INSTRUCTIONS FOR THE TASK: Reproduce the records below in full and exactly, without their images.

Plotting code records:
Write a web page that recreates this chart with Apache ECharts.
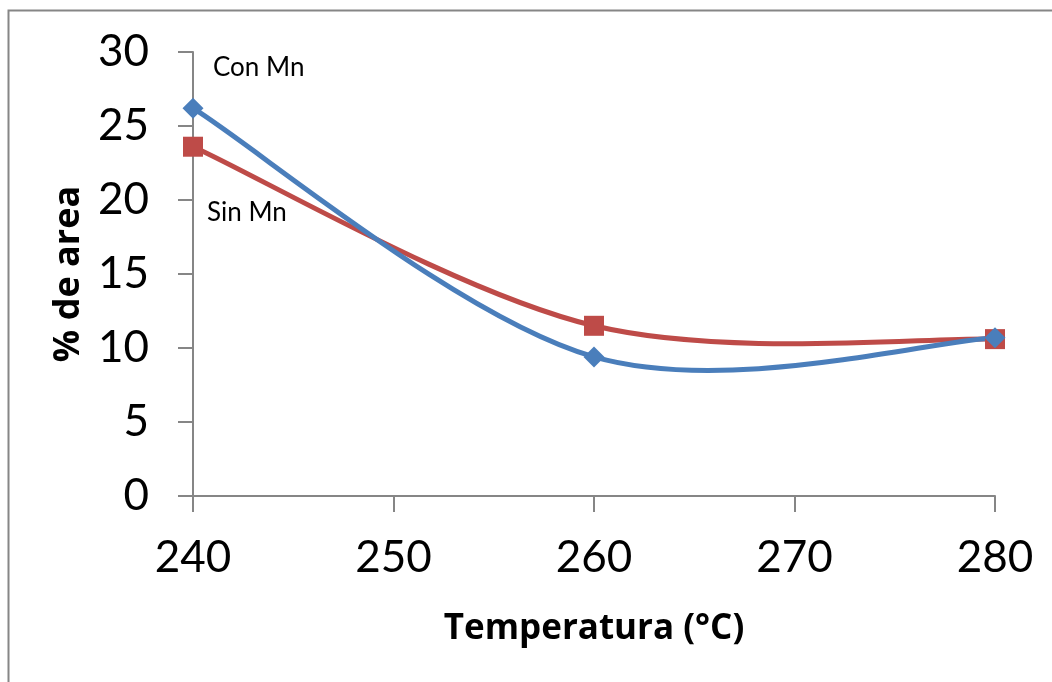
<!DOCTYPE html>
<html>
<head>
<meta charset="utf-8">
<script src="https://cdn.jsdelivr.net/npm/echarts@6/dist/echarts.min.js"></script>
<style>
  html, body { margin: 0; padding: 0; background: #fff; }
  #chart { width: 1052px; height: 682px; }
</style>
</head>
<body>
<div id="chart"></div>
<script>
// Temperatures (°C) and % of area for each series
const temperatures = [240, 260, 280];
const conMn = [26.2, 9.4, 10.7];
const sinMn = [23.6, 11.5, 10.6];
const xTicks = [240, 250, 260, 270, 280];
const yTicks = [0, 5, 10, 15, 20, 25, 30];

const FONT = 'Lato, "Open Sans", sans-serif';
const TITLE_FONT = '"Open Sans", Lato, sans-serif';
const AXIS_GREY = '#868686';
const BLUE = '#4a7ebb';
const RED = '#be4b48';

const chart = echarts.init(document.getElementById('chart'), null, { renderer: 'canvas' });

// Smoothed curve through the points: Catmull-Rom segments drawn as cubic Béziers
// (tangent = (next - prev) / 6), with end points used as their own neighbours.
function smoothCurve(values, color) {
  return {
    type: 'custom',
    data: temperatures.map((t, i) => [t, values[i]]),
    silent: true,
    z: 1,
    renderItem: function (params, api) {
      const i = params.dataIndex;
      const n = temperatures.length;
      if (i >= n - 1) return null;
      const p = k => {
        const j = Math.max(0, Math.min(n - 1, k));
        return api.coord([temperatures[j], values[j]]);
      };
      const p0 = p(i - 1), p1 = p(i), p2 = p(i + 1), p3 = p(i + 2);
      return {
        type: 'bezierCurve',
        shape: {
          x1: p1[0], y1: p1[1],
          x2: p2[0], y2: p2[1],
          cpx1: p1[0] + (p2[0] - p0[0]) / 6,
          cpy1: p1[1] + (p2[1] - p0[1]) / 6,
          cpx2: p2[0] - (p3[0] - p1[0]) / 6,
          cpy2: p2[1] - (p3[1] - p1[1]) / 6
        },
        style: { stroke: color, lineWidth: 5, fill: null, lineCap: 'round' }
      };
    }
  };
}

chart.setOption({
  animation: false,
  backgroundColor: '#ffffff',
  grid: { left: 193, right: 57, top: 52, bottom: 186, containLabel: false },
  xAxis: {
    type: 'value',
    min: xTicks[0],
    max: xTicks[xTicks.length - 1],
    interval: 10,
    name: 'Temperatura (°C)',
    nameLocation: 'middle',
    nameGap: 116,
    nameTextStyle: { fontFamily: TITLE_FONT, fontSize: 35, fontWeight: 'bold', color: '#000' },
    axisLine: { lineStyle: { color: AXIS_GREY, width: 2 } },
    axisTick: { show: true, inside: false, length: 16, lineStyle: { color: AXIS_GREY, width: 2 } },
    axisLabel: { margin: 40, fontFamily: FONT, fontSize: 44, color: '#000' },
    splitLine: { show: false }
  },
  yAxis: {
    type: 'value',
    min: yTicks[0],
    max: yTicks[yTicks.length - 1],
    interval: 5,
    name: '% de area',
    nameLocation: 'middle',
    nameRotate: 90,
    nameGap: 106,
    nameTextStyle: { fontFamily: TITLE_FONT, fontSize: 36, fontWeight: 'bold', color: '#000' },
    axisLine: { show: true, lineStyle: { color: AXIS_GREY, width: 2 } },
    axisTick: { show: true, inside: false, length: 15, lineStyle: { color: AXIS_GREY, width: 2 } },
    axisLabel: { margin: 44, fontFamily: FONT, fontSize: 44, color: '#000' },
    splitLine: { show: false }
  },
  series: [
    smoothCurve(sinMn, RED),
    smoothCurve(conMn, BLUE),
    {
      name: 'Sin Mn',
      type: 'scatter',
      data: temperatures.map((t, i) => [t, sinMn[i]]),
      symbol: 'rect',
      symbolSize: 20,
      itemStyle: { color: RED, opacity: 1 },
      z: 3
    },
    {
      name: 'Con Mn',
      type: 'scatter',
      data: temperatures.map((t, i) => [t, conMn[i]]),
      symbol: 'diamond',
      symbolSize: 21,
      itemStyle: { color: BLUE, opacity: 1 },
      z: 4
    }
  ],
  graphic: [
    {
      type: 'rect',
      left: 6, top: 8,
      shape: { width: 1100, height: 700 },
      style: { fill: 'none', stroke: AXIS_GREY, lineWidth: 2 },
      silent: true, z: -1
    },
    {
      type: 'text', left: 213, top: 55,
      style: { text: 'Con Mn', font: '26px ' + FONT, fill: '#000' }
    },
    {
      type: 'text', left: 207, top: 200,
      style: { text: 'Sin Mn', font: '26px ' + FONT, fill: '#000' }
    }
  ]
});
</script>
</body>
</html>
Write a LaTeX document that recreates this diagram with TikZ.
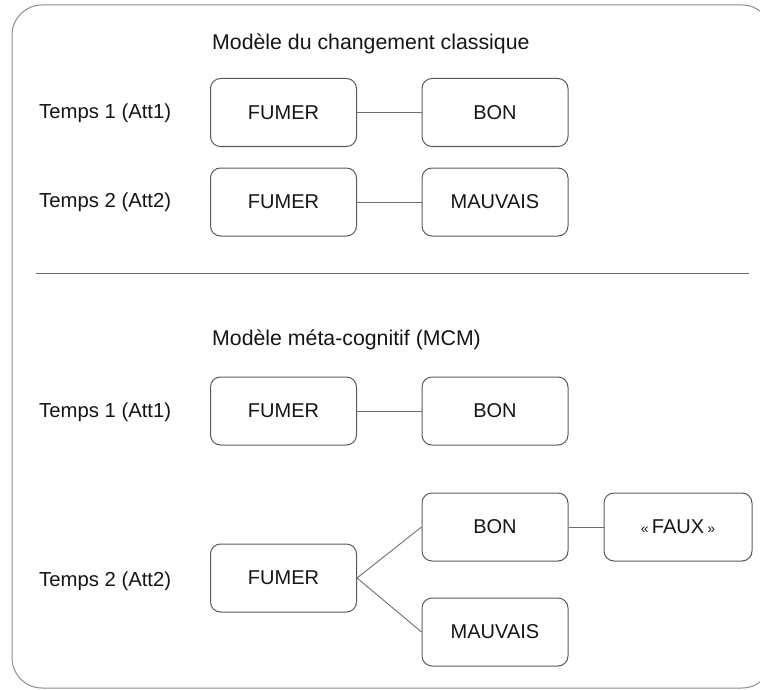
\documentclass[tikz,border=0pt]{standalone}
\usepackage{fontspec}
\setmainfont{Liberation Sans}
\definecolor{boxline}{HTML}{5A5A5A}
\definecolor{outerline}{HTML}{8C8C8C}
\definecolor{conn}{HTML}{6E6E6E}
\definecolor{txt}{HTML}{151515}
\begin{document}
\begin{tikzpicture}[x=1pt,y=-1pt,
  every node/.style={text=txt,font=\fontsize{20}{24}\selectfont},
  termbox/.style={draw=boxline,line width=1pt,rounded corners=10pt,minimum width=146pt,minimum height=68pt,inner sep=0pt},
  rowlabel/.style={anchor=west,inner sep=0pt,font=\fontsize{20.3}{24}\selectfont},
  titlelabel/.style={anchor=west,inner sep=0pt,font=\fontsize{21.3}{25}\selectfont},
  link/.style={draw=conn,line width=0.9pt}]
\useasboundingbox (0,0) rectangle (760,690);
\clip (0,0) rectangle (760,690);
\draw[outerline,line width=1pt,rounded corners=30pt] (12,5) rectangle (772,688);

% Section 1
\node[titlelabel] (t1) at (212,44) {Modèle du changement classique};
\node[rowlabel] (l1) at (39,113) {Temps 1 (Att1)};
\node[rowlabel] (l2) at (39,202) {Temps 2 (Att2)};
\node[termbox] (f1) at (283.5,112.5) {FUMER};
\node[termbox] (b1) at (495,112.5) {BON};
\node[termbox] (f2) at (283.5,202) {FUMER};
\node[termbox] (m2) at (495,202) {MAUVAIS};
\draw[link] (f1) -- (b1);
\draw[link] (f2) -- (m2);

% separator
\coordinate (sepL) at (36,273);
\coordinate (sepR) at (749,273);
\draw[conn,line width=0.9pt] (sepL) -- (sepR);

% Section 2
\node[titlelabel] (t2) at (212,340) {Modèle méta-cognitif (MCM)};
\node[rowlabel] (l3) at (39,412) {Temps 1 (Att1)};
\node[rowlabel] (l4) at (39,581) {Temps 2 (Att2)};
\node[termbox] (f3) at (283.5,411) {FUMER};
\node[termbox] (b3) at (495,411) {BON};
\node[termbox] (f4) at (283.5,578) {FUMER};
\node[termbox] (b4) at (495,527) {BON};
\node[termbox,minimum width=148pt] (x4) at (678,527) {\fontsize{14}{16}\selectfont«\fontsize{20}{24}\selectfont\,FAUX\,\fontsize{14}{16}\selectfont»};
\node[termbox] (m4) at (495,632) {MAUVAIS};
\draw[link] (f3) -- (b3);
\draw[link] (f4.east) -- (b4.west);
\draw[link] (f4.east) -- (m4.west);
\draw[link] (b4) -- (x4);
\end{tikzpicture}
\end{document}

EXPECTED ANSWER:
Write a web page that recreates this chart with Apache ECharts.
<!DOCTYPE html>
<html>
<head>
<meta charset="utf-8">
<script src="https://cdn.jsdelivr.net/npm/echarts@6/dist/echarts.min.js"></script>
<style>
  html, body { margin: 0; padding: 0; background: #fff; }
  #chart { width: 1052px; height: 682px; }
</style>
</head>
<body>
<div id="chart"></div>
<script>
// Temperatures (°C) and % of area for each series
const temperatures = [240, 260, 280];
const conMn = [26.2, 9.4, 10.7];
const sinMn = [23.6, 11.5, 10.6];
const xTicks = [240, 250, 260, 270, 280];
const yTicks = [0, 5, 10, 15, 20, 25, 30];

const FONT = 'Lato, "Open Sans", sans-serif';
const TITLE_FONT = '"Open Sans", Lato, sans-serif';
const AXIS_GREY = '#868686';
const BLUE = '#4a7ebb';
const RED = '#be4b48';

const chart = echarts.init(document.getElementById('chart'), null, { renderer: 'canvas' });

// Smoothed curve through the points: Catmull-Rom segments drawn as cubic Béziers
// (tangent = (next - prev) / 6), with end points used as their own neighbours.
function smoothCurve(values, color) {
  return {
    type: 'custom',
    data: temperatures.map((t, i) => [t, values[i]]),
    silent: true,
    z: 1,
    renderItem: function (params, api) {
      const i = params.dataIndex;
      const n = temperatures.length;
      if (i >= n - 1) return null;
      const p = k => {
        const j = Math.max(0, Math.min(n - 1, k));
        return api.coord([temperatures[j], values[j]]);
      };
      const p0 = p(i - 1), p1 = p(i), p2 = p(i + 1), p3 = p(i + 2);
      return {
        type: 'bezierCurve',
        shape: {
          x1: p1[0], y1: p1[1],
          x2: p2[0], y2: p2[1],
          cpx1: p1[0] + (p2[0] - p0[0]) / 6,
          cpy1: p1[1] + (p2[1] - p0[1]) / 6,
          cpx2: p2[0] - (p3[0] - p1[0]) / 6,
          cpy2: p2[1] - (p3[1] - p1[1]) / 6
        },
        style: { stroke: color, lineWidth: 5, fill: null, lineCap: 'round' }
      };
    }
  };
}

chart.setOption({
  animation: false,
  backgroundColor: '#ffffff',
  grid: { left: 193, right: 57, top: 52, bottom: 186, containLabel: false },
  xAxis: {
    type: 'value',
    min: xTicks[0],
    max: xTicks[xTicks.length - 1],
    interval: 10,
    name: 'Temperatura (°C)',
    nameLocation: 'middle',
    nameGap: 116,
    nameTextStyle: { fontFamily: TITLE_FONT, fontSize: 35, fontWeight: 'bold', color: '#000' },
    axisLine: { lineStyle: { color: AXIS_GREY, width: 2 } },
    axisTick: { show: true, inside: false, length: 16, lineStyle: { color: AXIS_GREY, width: 2 } },
    axisLabel: { margin: 40, fontFamily: FONT, fontSize: 44, color: '#000' },
    splitLine: { show: false }
  },
  yAxis: {
    type: 'value',
    min: yTicks[0],
    max: yTicks[yTicks.length - 1],
    interval: 5,
    name: '% de area',
    nameLocation: 'middle',
    nameRotate: 90,
    nameGap: 106,
    nameTextStyle: { fontFamily: TITLE_FONT, fontSize: 36, fontWeight: 'bold', color: '#000' },
    axisLine: { show: true, lineStyle: { color: AXIS_GREY, width: 2 } },
    axisTick: { show: true, inside: false, length: 15, lineStyle: { color: AXIS_GREY, width: 2 } },
    axisLabel: { margin: 44, fontFamily: FONT, fontSize: 44, color: '#000' },
    splitLine: { show: false }
  },
  series: [
    smoothCurve(sinMn, RED),
    smoothCurve(conMn, BLUE),
    {
      name: 'Sin Mn',
      type: 'scatter',
      data: temperatures.map((t, i) => [t, sinMn[i]]),
      symbol: 'rect',
      symbolSize: 20,
      itemStyle: { color: RED, opacity: 1 },
      z: 3
    },
    {
      name: 'Con Mn',
      type: 'scatter',
      data: temperatures.map((t, i) => [t, conMn[i]]),
      symbol: 'diamond',
      symbolSize: 21,
      itemStyle: { color: BLUE, opacity: 1 },
      z: 4
    }
  ],
  graphic: [
    {
      type: 'rect',
      left: 6, top: 8,
      shape: { width: 1100, height: 700 },
      style: { fill: 'none', stroke: AXIS_GREY, lineWidth: 2 },
      silent: true, z: -1
    },
    {
      type: 'text', left: 213, top: 55,
      style: { text: 'Con Mn', font: '26px ' + FONT, fill: '#000' }
    },
    {
      type: 'text', left: 207, top: 200,
      style: { text: 'Sin Mn', font: '26px ' + FONT, fill: '#000' }
    }
  ]
});
</script>
</body>
</html>
Write a LaTeX document that recreates this diagram with TikZ.
\documentclass[tikz,border=0pt]{standalone}
\usepackage{fontspec}
\setmainfont{Liberation Sans}
\definecolor{boxline}{HTML}{5A5A5A}
\definecolor{outerline}{HTML}{8C8C8C}
\definecolor{conn}{HTML}{6E6E6E}
\definecolor{txt}{HTML}{151515}
\begin{document}
\begin{tikzpicture}[x=1pt,y=-1pt,
  every node/.style={text=txt,font=\fontsize{20}{24}\selectfont},
  termbox/.style={draw=boxline,line width=1pt,rounded corners=10pt,minimum width=146pt,minimum height=68pt,inner sep=0pt},
  rowlabel/.style={anchor=west,inner sep=0pt,font=\fontsize{20.3}{24}\selectfont},
  titlelabel/.style={anchor=west,inner sep=0pt,font=\fontsize{21.3}{25}\selectfont},
  link/.style={draw=conn,line width=0.9pt}]
\useasboundingbox (0,0) rectangle (760,690);
\clip (0,0) rectangle (760,690);
\draw[outerline,line width=1pt,rounded corners=30pt] (12,5) rectangle (772,688);

% Section 1
\node[titlelabel] (t1) at (212,44) {Modèle du changement classique};
\node[rowlabel] (l1) at (39,113) {Temps 1 (Att1)};
\node[rowlabel] (l2) at (39,202) {Temps 2 (Att2)};
\node[termbox] (f1) at (283.5,112.5) {FUMER};
\node[termbox] (b1) at (495,112.5) {BON};
\node[termbox] (f2) at (283.5,202) {FUMER};
\node[termbox] (m2) at (495,202) {MAUVAIS};
\draw[link] (f1) -- (b1);
\draw[link] (f2) -- (m2);

% separator
\coordinate (sepL) at (36,273);
\coordinate (sepR) at (749,273);
\draw[conn,line width=0.9pt] (sepL) -- (sepR);

% Section 2
\node[titlelabel] (t2) at (212,340) {Modèle méta-cognitif (MCM)};
\node[rowlabel] (l3) at (39,412) {Temps 1 (Att1)};
\node[rowlabel] (l4) at (39,581) {Temps 2 (Att2)};
\node[termbox] (f3) at (283.5,411) {FUMER};
\node[termbox] (b3) at (495,411) {BON};
\node[termbox] (f4) at (283.5,578) {FUMER};
\node[termbox] (b4) at (495,527) {BON};
\node[termbox,minimum width=148pt] (x4) at (678,527) {\fontsize{14}{16}\selectfont«\fontsize{20}{24}\selectfont\,FAUX\,\fontsize{14}{16}\selectfont»};
\node[termbox] (m4) at (495,632) {MAUVAIS};
\draw[link] (f3) -- (b3);
\draw[link] (f4.east) -- (b4.west);
\draw[link] (f4.east) -- (m4.west);
\draw[link] (b4) -- (x4);
\end{tikzpicture}
\end{document}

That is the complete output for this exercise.